The Outer Worlds 2 scratches that specific itch: walking into a situation, reading the room, and deciding whether you’re going to be the responsible adult, the charming disaster, or the person who quick-saves before saying something unforgivable.

  • What it did best: letting choices feel like character, not checkboxes.
  • Why it made the list: it respects your agency and your curiosity.
  • The downside: if decision paralysis is your hobby, welcome home.

Clair Obscur: Expedition 33

Gorgeous, heavy, and not afraid to be weird.

Clair Obscur: Expedition 33 is pure commitment. Tone, art direction, mood—everything is deliberate. It doesn’t explain itself like you’re new here, and I love it for that. It’s the kind of game that leaves a mark because it’s trying to say something, not just entertain you between battle passes.

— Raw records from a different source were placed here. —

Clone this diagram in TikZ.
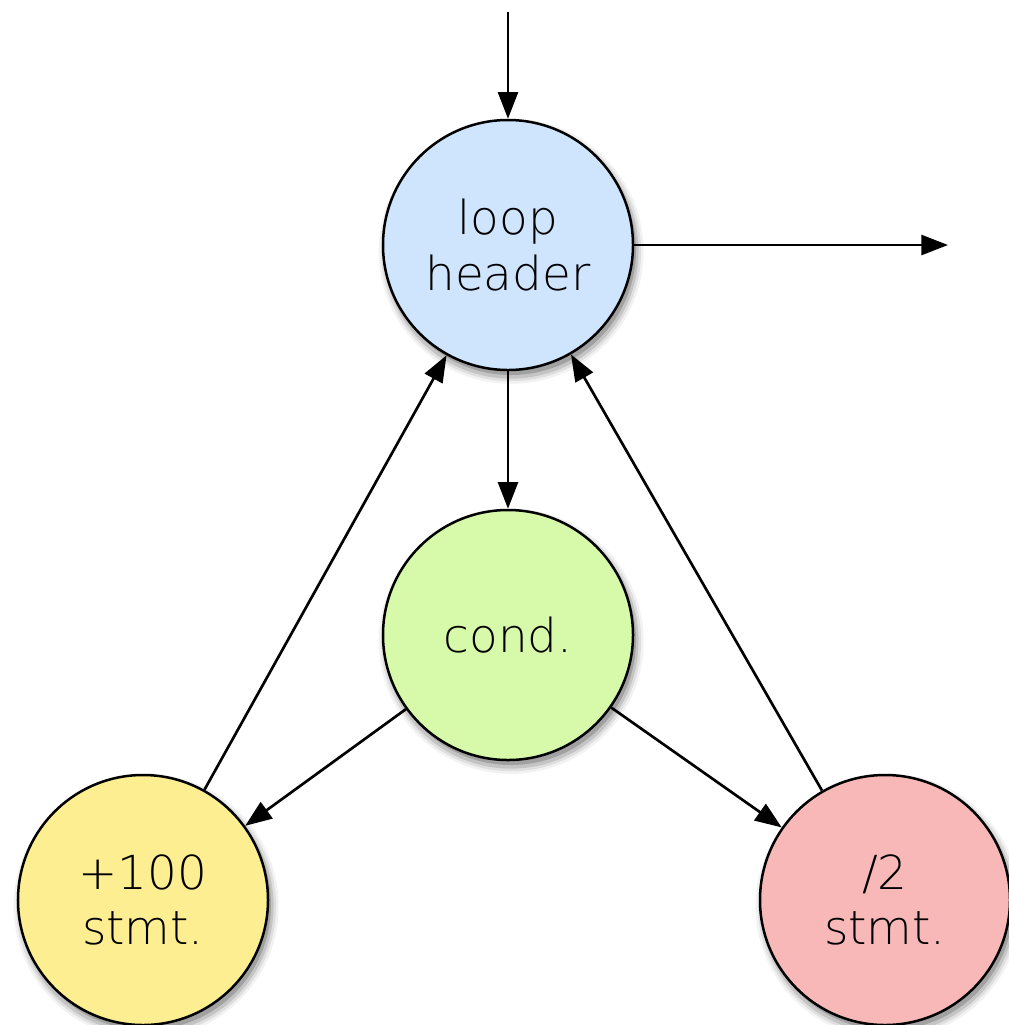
\documentclass[tikz,border=0pt]{standalone}
\usepackage{fontspec}
\setmainfont{DejaVu Sans ExtraLight}
\usetikzlibrary{arrows.meta,shadows}
\definecolor{cblue}{RGB}{207,228,253}
\definecolor{cgreen}{RGB}{214,250,170}
\definecolor{cyellow}{RGB}{254,238,146}
\definecolor{cpink}{RGB}{248,184,184}
\tikzset{
  softshadow/.style={
    general shadow={fill=black, opacity=0.05, shadow xshift=3*0.03cm, shadow yshift=-6*0.03cm, shadow scale=1.06},
    general shadow={fill=black, opacity=0.08, shadow xshift=3*0.03cm, shadow yshift=-6*0.03cm, shadow scale=1.04},
    general shadow={fill=black, opacity=0.12, shadow xshift=3*0.03cm, shadow yshift=-6*0.03cm, shadow scale=1.02},
    general shadow={fill=black, opacity=0.18, shadow xshift=3*0.03cm, shadow yshift=-5*0.03cm, shadow scale=1.00},
  },
  blob/.style={circle, draw=black, line width=0.075cm, minimum size=7.5cm, inner sep=0pt,
    align=center, font=\fontsize{40}{47}\selectfont, softshadow},
  conn/.style={line width=0.08cm, -{Triangle[length=0.8cm, width=0.6cm]}},
}
\begin{document}
\begin{tikzpicture}[x=0.03cm, y=-0.03cm]
\useasboundingbox (0,0) rectangle (1009,1025);
\node[blob, fill=cblue] (loop) at (508,245) {loop\\header};
\node[blob, fill=cgreen] (cond) at (508,635) {cond.};
\node[blob, fill=cyellow] (add) at (143,900) {+100\\stmt.};
\node[blob, fill=cpink] (div) at (885,900) {/2\\stmt.};
\coordinate (entry) at (508,12);
\coordinate (exit) at (948,245);
\draw[conn] (entry) -- (loop);
\draw[conn] (loop.east) -- (exit);
\draw[conn] (loop) -- (cond);
\draw[conn] (add) -- (loop);
\draw[conn] (div) -- (loop);
\draw[conn] (cond) -- (add);
\draw[conn] (cond) -- (div);
\end{tikzpicture}
\end{document}
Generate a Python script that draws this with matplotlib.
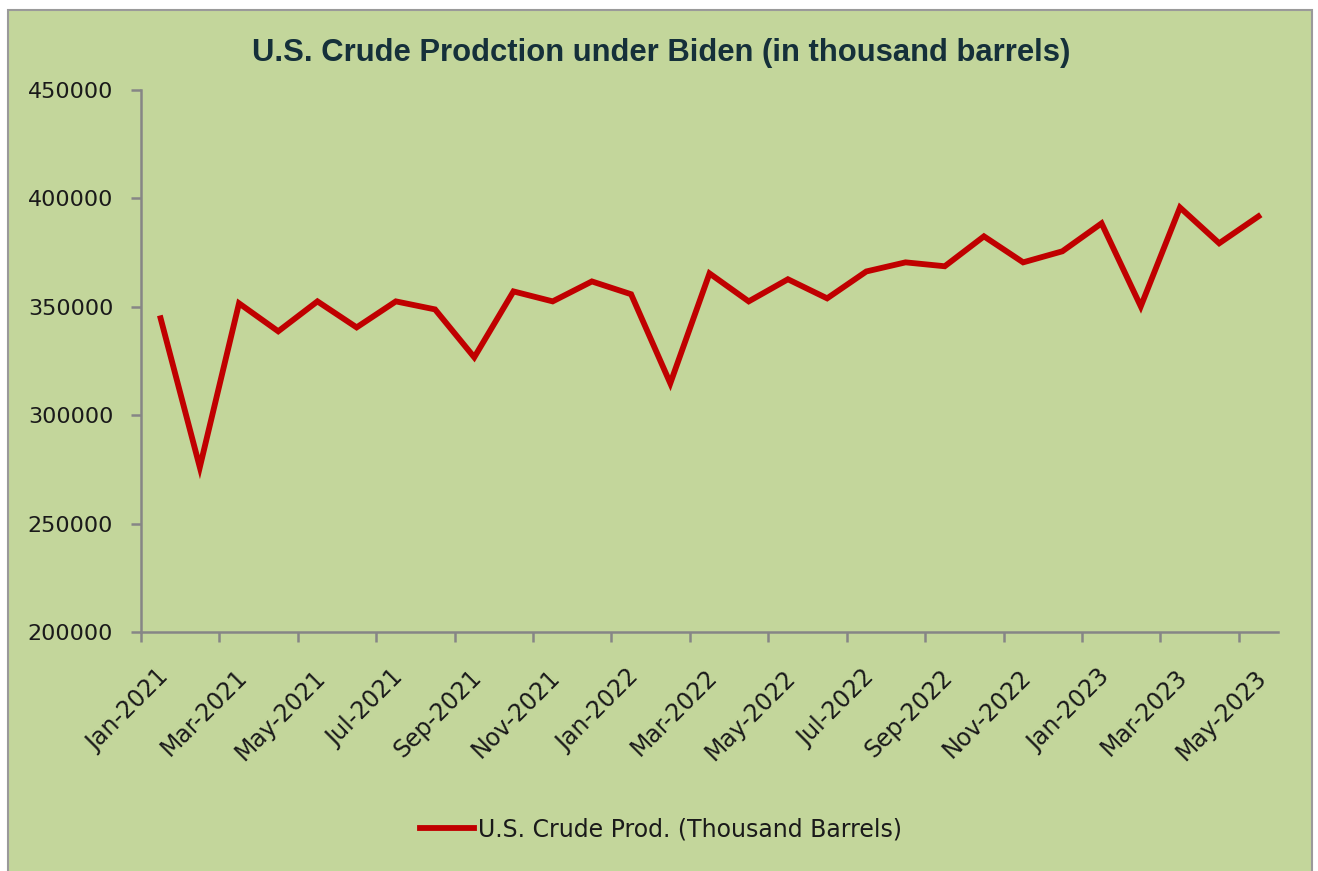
import numpy as np
import matplotlib
matplotlib.use("Agg")
import matplotlib.pyplot as plt
from matplotlib.patches import Rectangle
from matplotlib.transforms import ScaledTranslation

# monthly data Jan-2021 .. May-2023
months = ["Jan-2021", "Feb-2021", "Mar-2021", "Apr-2021", "May-2021", "Jun-2021",
          "Jul-2021", "Aug-2021", "Sep-2021", "Oct-2021", "Nov-2021", "Dec-2021",
          "Jan-2022", "Feb-2022", "Mar-2022", "Apr-2022", "May-2022", "Jun-2022",
          "Jul-2022", "Aug-2022", "Sep-2022", "Oct-2022", "Nov-2022", "Dec-2022",
          "Jan-2023", "Feb-2023", "Mar-2023", "Apr-2023", "May-2023"]
crude_prod = [344700, 276000, 351600, 338700, 352500, 340500,
              352500, 348800, 326700, 357100, 352500, 361700,
              355800, 314700, 365400, 352500, 362700, 353900,
              366300, 370500, 368700, 382500, 370500, 375600,
              388500, 350200, 395800, 379300, 391700]
y_ticks = [200000, 250000, 300000, 350000, 400000, 450000]

bg = "#C3D69B"
axis_col = "#868686"

plt.rcParams['font.family'] = ['DejaVu Sans']

fig = plt.figure(figsize=(13.18, 8.71), dpi=100)
fig.patch.set_facecolor("white")
fig.patches.append(Rectangle((8/1318, -0.01), 1304/1318, 1 - 10/871 + 0.01,
                             transform=fig.transFigure, facecolor=bg,
                             edgecolor="#9a9a9a", linewidth=1.5, zorder=-10))

ax = fig.add_axes([141/1318, 1 - 632/871, (1278 - 141)/1318, (632 - 90)/871])
ax.set_facecolor("none")
ax.set_zorder(5)

x = np.arange(len(months))
line, = ax.plot(x, crude_prod, color="#C00000", linewidth=4.2,
                solid_joinstyle="miter", label="U.S. Crude Prod. (Thousand Barrels)")

ax.set_xlim(-0.5, len(months) - 0.5)
ax.set_ylim(y_ticks[0], y_ticks[-1])
ax.set_yticks(y_ticks)
ax.set_yticklabels([str(v) for v in y_ticks])

ax.set_xticks(x[::2])
ax.set_xticklabels(months[::2])
ax.set_xticks(np.arange(-0.5, len(months) - 1, 2), minor=True)

for s in ["top", "right"]:
    ax.spines[s].set_visible(False)
for s in ["left", "bottom"]:
    ax.spines[s].set_color(axis_col)
    ax.spines[s].set_linewidth(1.8)

ax.tick_params(axis="y", length=7, width=1.8, color=axis_col, pad=13,
               labelsize=16, labelcolor="#1a1a1a")
ax.tick_params(axis="x", which="major", length=0, pad=30,
               labelsize=17, labelcolor="#1a1a1a")
ax.tick_params(axis="x", which="minor", length=7, width=1.8, color=axis_col)

shift = ScaledTranslation(4/100, 0, fig.dpi_scale_trans)
for lab in ax.get_xticklabels():
    lab.set_rotation(45)
    lab.set_ha("right")
    lab.set_va("center")
    lab.set_rotation_mode("anchor")
    lab.set_transform(lab.get_transform() + shift)

fig.text(0.5016, 1 - 53/871, "U.S. Crude Prodction under Biden (in thousand barrels)",
         ha="center", va="center", fontsize=22.3, fontweight="bold",
         family="Liberation Sans", color="#15303a")

fig.legend(handles=[line], loc="center", bbox_to_anchor=(0.5016, 1 - 829/871),
           frameon=False, fontsize=17, handlelength=2.3, handletextpad=0.15,
           labelcolor="#1a1a1a")

fig.savefig("out.png", dpi=100, facecolor=fig.get_facecolor())
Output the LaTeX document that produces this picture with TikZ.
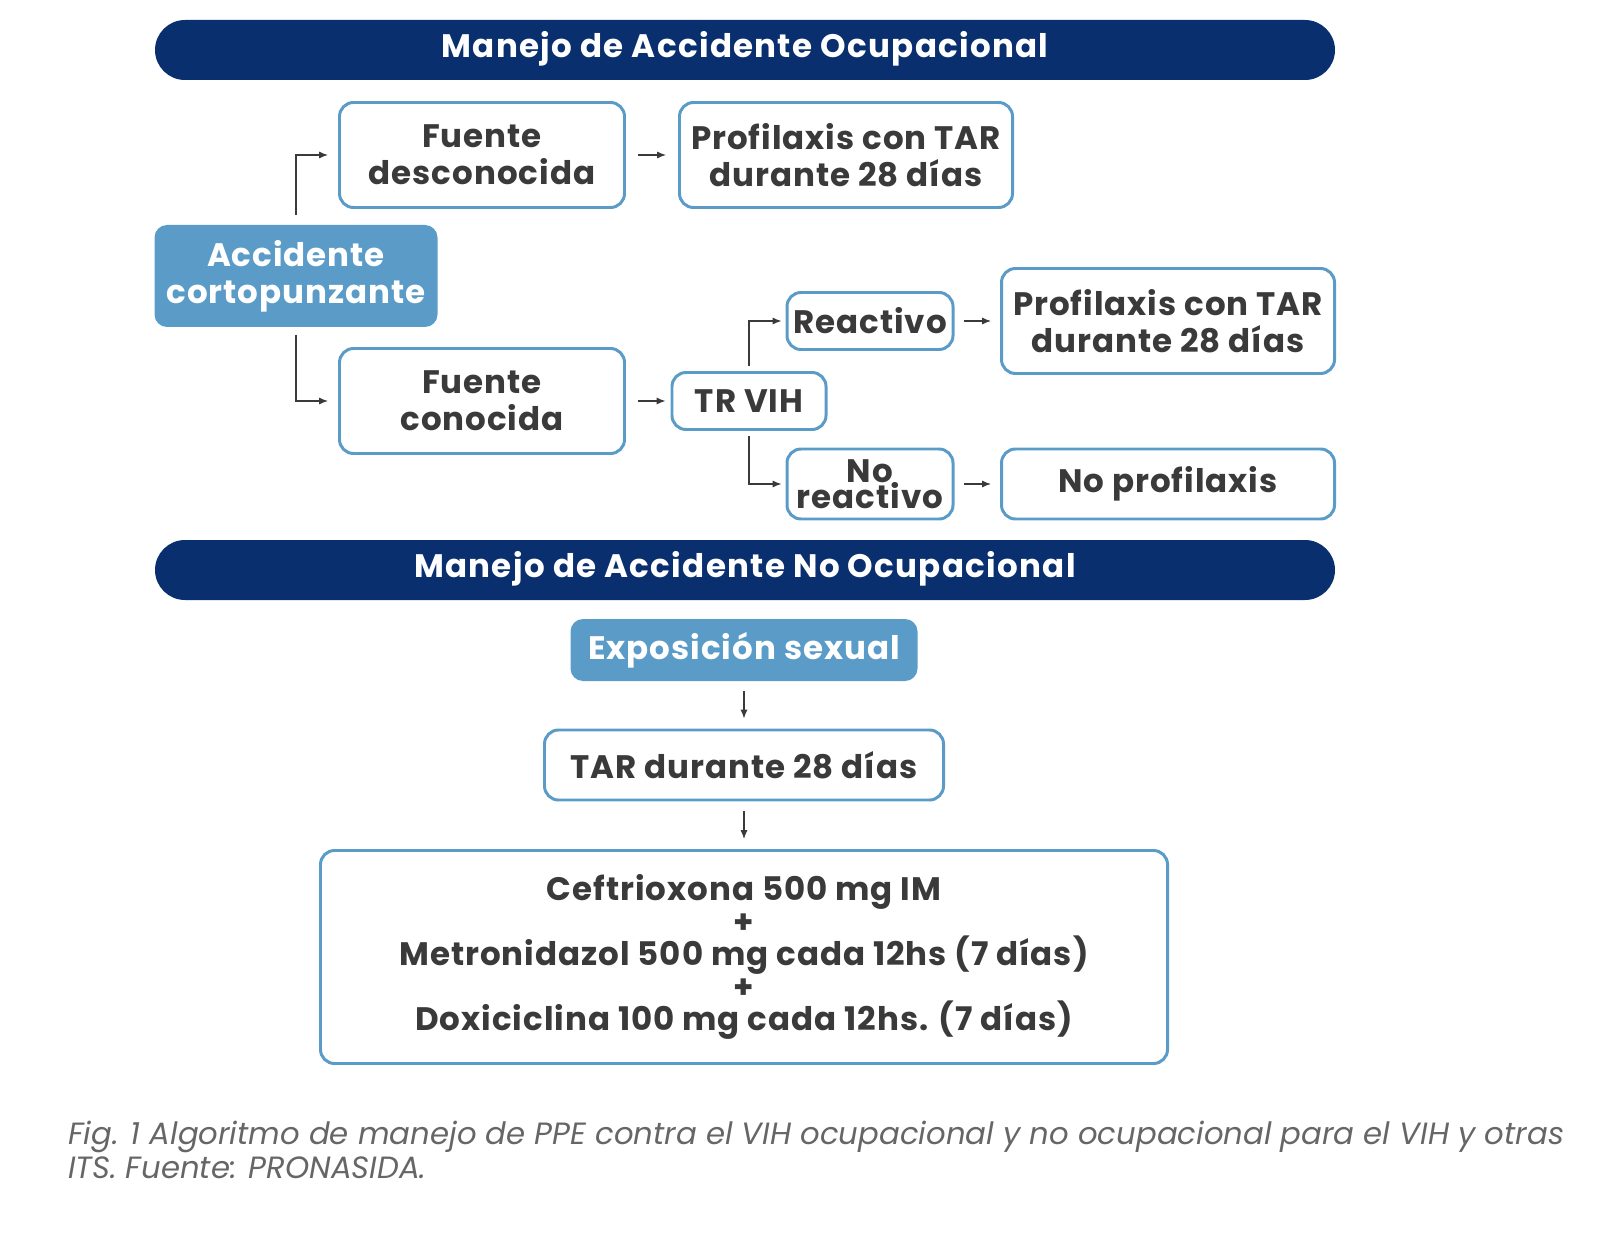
\documentclass[tikz,border=0pt]{standalone}
\usepackage{fontspec}
\setmainfont{Poppins}
\usetikzlibrary{arrows.meta}
\definecolor{navy}{HTML}{0A2F6E}
\definecolor{lb}{HTML}{5B9BC8}
\definecolor{txt}{HTML}{3A3A3A}
\begin{document}
\begin{tikzpicture}[x=0.02cm,y=-0.02cm,
 hdr/.style={fill=navy,rounded corners=0.6cm},
 htxt/.style={text=white,font=\addfontfeature{LetterSpace=4}\fontsize{18.5}{20}\selectfont\bfseries},
 box/.style={draw=lb,line width=1.7pt,rounded corners=0.28cm,fill=white,text=txt,align=center,font=\addfontfeature{LetterSpace=3}\fontsize{18.5}{21}\selectfont\bfseries},
 fbox/.style={fill=lb,rounded corners=0.25cm,text=white,align=center,font=\addfontfeature{LetterSpace=3}\fontsize{18.5}{21}\selectfont\bfseries},
 ar/.style={-{Latex[length=5pt,width=4pt]},line width=0.7pt,draw=txt}]
\useasboundingbox (0,0) rectangle (1600,1233);
\path[hdr] (155,20) rectangle (1335,80);
\node[htxt] (h1) at (745,49) {Manejo de Accidente Ocupacional};
\path[hdr] (155,540) rectangle (1335,600);
\node[htxt] (h2) at (745,569) {Manejo de Accidente No Ocupacional};
\node[fbox,minimum width=283*0.02cm,minimum height=102*0.02cm] (acc) at (296,276) {Accidente\\cortopunzante};
\node[box,minimum width=285*0.02cm,minimum height=105*0.02cm] (fd) at (482,155) {Fuente\\desconocida};
\node[box,minimum width=333*0.02cm,minimum height=105*0.02cm] (p1) at (846,155) {Profilaxis con TAR\\durante 28 días};
\node[box,minimum width=285*0.02cm,minimum height=105*0.02cm] (fc) at (482,401) {Fuente\\conocida};
\node[box,minimum width=154*0.02cm,minimum height=57*0.02cm] (tr) at (749,401) {TR VIH};
\node[box,minimum width=166*0.02cm,minimum height=57*0.02cm] (re) at (870,321) {Reactivo};
\node[box,minimum width=166*0.02cm,minimum height=70*0.02cm,inner sep=1pt,font=\addfontfeature{LetterSpace=3}\fontsize{18.5}{15}\selectfont\bfseries] (nr) at (870,484) {No\\reactivo};
\node[box,minimum width=333*0.02cm,minimum height=105*0.02cm] (p2) at (1168,321) {Profilaxis con TAR\\durante 28 días};
\node[box,minimum width=333*0.02cm,minimum height=70*0.02cm] (np) at (1168,484) {No profilaxis};
\node[fbox,minimum width=347*0.02cm,minimum height=62*0.02cm] (es) at (744,650) {Exposición sexual};
\node[box,minimum width=399*0.02cm,minimum height=70*0.02cm] (tar) at (744,765) {TAR durante 28 días};
\node[box,minimum width=847*0.02cm,minimum height=213*0.02cm,font=\addfontfeature{LetterSpace=3}\fontsize{18.5}{18.5}\selectfont\bfseries] (big) at (744,957) {Ceftrioxona 500 mg IM\\+\\Metronidazol 500 mg cada 12hs (7 días)\\+\\Doxiciclina 100 mg cada 12hs. (7 días)};
\coordinate (c1) at (296,215);
\coordinate (c2) at (296,335);
\draw[ar] (c1) |- ([xshift=-0.2cm]fd.west);
\draw[ar] (c2) |- ([xshift=-0.2cm]fc.west);
\draw[ar] ([xshift=0.24cm]fd.east) -- ([xshift=-0.24cm]p1.west);
\draw[ar] ([xshift=0.24cm]fc.east) -- ([xshift=-0.1cm]tr.west);
\draw[ar] ([yshift=0.1cm]tr.north) |- ([xshift=-0.08cm]re.west);
\draw[ar] ([yshift=-0.1cm]tr.south) |- ([xshift=-0.08cm]nr.west);
\draw[ar] ([xshift=0.18cm]re.east) -- ([xshift=-0.18cm]p2.west);
\draw[ar] ([xshift=0.18cm]nr.east) -- ([xshift=-0.18cm]np.west);
\draw[ar] ([yshift=-0.2cm]es.south) -- ([yshift=0.2cm]tar.north);
\draw[ar] ([yshift=-0.2cm]tar.south) -- ([yshift=0.2cm]big.north);
\node[anchor=west,align=left,text=gray!80!black,font=\fontsize{17.5}{19}\selectfont\itshape] (cap) at (62,1150) {Fig. 1 Algoritmo de manejo de PPE contra el VIH ocupacional y no ocupacional para el VIH y otras\\ITS. Fuente: PRONASIDA.};
\end{tikzpicture}
\end{document}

  • What it did best: atmosphere with teeth.
  • Why it made the list: it commits to the bit and drags you with it.
  • The downside: not a “cozy” game—more like a beautiful gut-punch.

Star Wars: The Old Republic

Key Art for Patch 7.8 of Star Wars The Old Republic, titled Galactic Threads

Galactic Threads Key Art

The MMO I boot up when I want story first.

SWTOR is still my “I want to live in Star Wars for a while” button. The class stories remain the secret sauce, and the game is at its best when you let it be what it is: a narrative-driven MMO where your character actually feels like your character.

  • What it did best: story-forward Star Wars immersion.
  • Why it made the list: it’s comfort food with lightsabers.
  • The downside: you can feel the age sometimes… until a story beat lands and you forgive everything.

TL;DR (For The Skippers)

  • Dune: Awakening — survival MMO tension done right; Arrakis is your villain.
  • World of Warcraft — the forever-game; comfort + chaos + progression loops.
  • ARC Raiders — extraction shooter that creates stories every run.
  • The Outer Worlds 2 — choice-driven RPG with personality and sharp writing.
  • Clair Obscur: Expedition 33 — stylish, heavy, unforgettable vibes.
  • Star Wars: The Old Republic — still one of the best “story-first” Star Wars games.

And yeah, if you played any of these this year too: I get it. We’re all the same brand of doomed.